___ Supplied information ___

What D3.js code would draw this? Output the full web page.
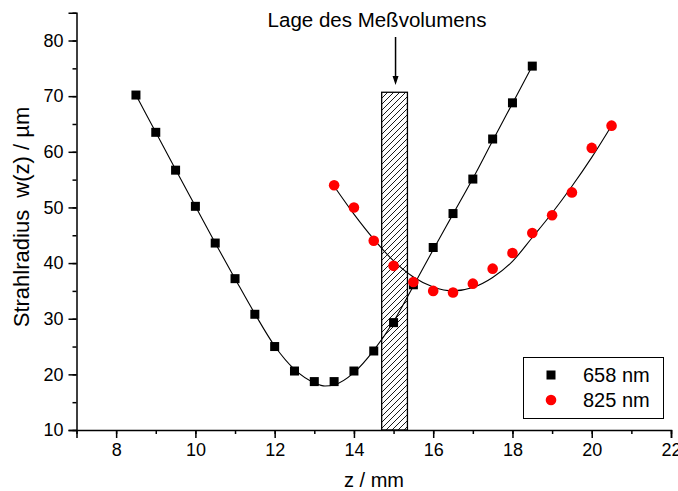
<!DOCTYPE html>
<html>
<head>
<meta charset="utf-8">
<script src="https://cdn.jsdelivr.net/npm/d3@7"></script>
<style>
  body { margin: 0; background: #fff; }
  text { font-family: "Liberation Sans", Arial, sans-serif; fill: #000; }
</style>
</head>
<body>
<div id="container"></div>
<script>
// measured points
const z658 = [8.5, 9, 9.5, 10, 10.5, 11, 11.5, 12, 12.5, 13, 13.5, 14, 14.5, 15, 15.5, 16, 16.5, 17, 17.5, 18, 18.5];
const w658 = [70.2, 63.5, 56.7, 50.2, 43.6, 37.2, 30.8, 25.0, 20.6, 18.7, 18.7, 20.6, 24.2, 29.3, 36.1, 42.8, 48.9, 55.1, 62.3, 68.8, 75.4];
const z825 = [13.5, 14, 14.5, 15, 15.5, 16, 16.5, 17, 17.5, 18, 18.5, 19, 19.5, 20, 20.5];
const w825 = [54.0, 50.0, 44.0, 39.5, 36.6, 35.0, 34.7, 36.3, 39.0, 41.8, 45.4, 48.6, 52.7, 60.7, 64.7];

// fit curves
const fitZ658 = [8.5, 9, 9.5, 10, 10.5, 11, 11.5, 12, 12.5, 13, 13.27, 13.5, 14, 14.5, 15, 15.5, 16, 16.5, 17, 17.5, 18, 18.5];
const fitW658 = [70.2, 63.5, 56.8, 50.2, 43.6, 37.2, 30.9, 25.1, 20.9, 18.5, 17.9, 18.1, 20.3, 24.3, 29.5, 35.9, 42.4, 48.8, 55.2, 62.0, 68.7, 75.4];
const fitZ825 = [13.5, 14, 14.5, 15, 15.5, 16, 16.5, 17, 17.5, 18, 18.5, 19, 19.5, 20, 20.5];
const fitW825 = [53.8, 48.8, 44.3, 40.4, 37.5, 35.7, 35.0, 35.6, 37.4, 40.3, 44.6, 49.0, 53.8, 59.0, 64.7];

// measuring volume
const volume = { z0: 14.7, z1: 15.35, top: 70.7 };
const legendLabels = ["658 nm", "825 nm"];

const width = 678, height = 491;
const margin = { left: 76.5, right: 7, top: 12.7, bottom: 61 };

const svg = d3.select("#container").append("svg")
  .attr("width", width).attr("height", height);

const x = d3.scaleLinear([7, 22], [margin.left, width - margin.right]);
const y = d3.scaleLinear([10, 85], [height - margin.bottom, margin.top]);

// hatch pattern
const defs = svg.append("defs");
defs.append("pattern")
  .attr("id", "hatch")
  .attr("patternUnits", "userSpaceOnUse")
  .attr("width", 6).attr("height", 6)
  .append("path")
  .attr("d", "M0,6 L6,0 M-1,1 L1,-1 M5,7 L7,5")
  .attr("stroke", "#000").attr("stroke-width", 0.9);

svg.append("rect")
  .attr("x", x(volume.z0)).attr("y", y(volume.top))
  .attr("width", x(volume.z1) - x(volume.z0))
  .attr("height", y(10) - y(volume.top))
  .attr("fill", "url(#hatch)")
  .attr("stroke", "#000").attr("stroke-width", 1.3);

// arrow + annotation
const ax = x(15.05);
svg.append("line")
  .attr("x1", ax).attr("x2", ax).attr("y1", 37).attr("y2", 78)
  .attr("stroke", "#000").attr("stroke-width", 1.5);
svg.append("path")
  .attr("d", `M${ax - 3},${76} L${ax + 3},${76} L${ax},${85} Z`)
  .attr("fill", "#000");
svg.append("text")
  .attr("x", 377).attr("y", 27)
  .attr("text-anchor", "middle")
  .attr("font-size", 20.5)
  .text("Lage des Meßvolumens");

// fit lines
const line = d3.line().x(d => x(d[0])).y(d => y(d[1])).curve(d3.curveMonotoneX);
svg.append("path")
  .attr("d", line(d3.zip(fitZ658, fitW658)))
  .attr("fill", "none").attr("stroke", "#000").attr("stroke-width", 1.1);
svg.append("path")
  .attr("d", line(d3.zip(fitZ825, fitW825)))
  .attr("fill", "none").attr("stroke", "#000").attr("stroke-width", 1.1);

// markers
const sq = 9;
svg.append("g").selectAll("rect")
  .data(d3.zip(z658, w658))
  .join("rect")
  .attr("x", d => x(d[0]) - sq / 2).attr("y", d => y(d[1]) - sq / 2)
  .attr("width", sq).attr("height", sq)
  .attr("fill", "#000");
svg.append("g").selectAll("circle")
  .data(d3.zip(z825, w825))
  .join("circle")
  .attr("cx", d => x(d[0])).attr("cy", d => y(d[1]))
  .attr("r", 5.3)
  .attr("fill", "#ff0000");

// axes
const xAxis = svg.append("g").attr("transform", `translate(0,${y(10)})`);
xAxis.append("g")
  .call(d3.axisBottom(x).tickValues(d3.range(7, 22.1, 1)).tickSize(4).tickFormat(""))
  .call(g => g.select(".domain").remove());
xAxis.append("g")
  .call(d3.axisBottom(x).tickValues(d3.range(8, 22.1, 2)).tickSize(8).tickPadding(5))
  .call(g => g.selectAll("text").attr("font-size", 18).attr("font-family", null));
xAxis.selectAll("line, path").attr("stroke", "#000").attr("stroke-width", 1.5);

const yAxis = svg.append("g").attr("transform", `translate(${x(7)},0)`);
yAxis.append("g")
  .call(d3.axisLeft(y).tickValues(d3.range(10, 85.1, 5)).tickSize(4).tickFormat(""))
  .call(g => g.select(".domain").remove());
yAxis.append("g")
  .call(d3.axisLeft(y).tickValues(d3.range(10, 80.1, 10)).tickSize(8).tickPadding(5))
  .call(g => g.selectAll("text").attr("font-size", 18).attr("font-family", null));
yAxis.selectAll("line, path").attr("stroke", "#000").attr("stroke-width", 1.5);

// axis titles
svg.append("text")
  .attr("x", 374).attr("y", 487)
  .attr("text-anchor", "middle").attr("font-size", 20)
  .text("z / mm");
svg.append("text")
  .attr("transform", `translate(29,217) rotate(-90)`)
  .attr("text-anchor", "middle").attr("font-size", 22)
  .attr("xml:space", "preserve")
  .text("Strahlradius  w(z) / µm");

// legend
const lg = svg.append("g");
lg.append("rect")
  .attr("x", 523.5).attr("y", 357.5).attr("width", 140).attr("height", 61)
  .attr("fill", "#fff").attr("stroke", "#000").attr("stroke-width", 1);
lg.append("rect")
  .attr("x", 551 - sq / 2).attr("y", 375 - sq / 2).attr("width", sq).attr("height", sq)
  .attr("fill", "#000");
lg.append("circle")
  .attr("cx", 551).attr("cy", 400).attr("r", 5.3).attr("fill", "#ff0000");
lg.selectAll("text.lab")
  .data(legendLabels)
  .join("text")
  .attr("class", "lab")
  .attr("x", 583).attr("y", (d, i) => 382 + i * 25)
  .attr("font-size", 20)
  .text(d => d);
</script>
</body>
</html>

___

Written task:
Write out nothing but the lines from the start of the data through the line with "52.7, 60.7, 64.7];". Leave out the pictures.

Full answer:
What D3.js code would draw this? Output the full web page.
<!DOCTYPE html>
<html>
<head>
<meta charset="utf-8">
<script src="https://cdn.jsdelivr.net/npm/d3@7"></script>
<style>
  body { margin: 0; background: #fff; }
  text { font-family: "Liberation Sans", Arial, sans-serif; fill: #000; }
</style>
</head>
<body>
<div id="container"></div>
<script>
// measured points
const z658 = [8.5, 9, 9.5, 10, 10.5, 11, 11.5, 12, 12.5, 13, 13.5, 14, 14.5, 15, 15.5, 16, 16.5, 17, 17.5, 18, 18.5];
const w658 = [70.2, 63.5, 56.7, 50.2, 43.6, 37.2, 30.8, 25.0, 20.6, 18.7, 18.7, 20.6, 24.2, 29.3, 36.1, 42.8, 48.9, 55.1, 62.3, 68.8, 75.4];
const z825 = [13.5, 14, 14.5, 15, 15.5, 16, 16.5, 17, 17.5, 18, 18.5, 19, 19.5, 20, 20.5];
const w825 = [54.0, 50.0, 44.0, 39.5, 36.6, 35.0, 34.7, 36.3, 39.0, 41.8, 45.4, 48.6, 52.7, 60.7, 64.7];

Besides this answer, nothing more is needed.